Friday, January 18, 2008

Cause and Effect

Principle: Avoid responding to the player's actions with behavior that is contrary to reasonable player expectations, as it breaks the implied "contract" between the player and the game designer.

Players cannot form a useful mental model of the game world when things happen unexpectedly or without an apparent cause. Players should be able to understand the laws at work in your game's environment, and to make appropriate deductions based on their understanding of those laws.

If unexpected or incongruent behavior is desired, players should ultimately be able, by virtue of the game's design, to reconcile such behavior with their operative mental model of the game world -- which by its nature is allowed to change as the game progresses.

Thursday, January 10, 2008

Meaningful Mistakes

Principle: Sometimes a player's mistakes aren't really mistakes. If a player has no good reason to believe a particular action might lead to failure, then failure should not be blamed on the player.
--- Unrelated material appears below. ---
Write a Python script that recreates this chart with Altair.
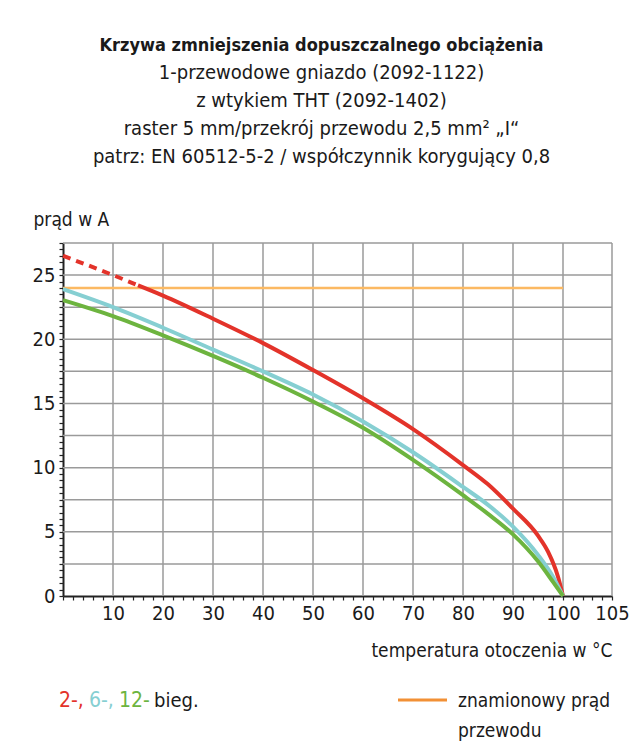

Failure by surprise occurs when the player's actions do not appear as if they should lead to failure, because the relationship between action and outcome is either obscure or counterintuitive, or because the element that makes a particular action lead to failure is presented too late for the player to react to it. King's Quest and Dragon's Lair are known for this kind of failure mechanism, where the wrong move can easily result in unexpected death or failure1.

A game should generally provide enough clues for players to anticipate danger, and should otherwise give players a fair chance to react to any surprises.


1. See
Ways to Die/Lose in King's Quest and Let's Fail Dragon's Lair v2.0 (not safe for work).

Monday, January 07, 2008

Walkthrough? I Don't Need No Steenking Walkthrough!

Principle: If a game requires a strategy guide or walkthrough to complete, it's broken. If the game may be completed without one but nevertheless provokes a not insignificant number of players to consult one, it's just as broken as before.

Rationale: Completing a game should require no external clues. A player's failure to figure out a particular puzzle without outside help is actually the designer's failure to provide sufficient clues within the game. The game world is missing essential information; the game is broken.

Exceptions: If a game mechanic explicitly involves the application of external information, this principle does not apply.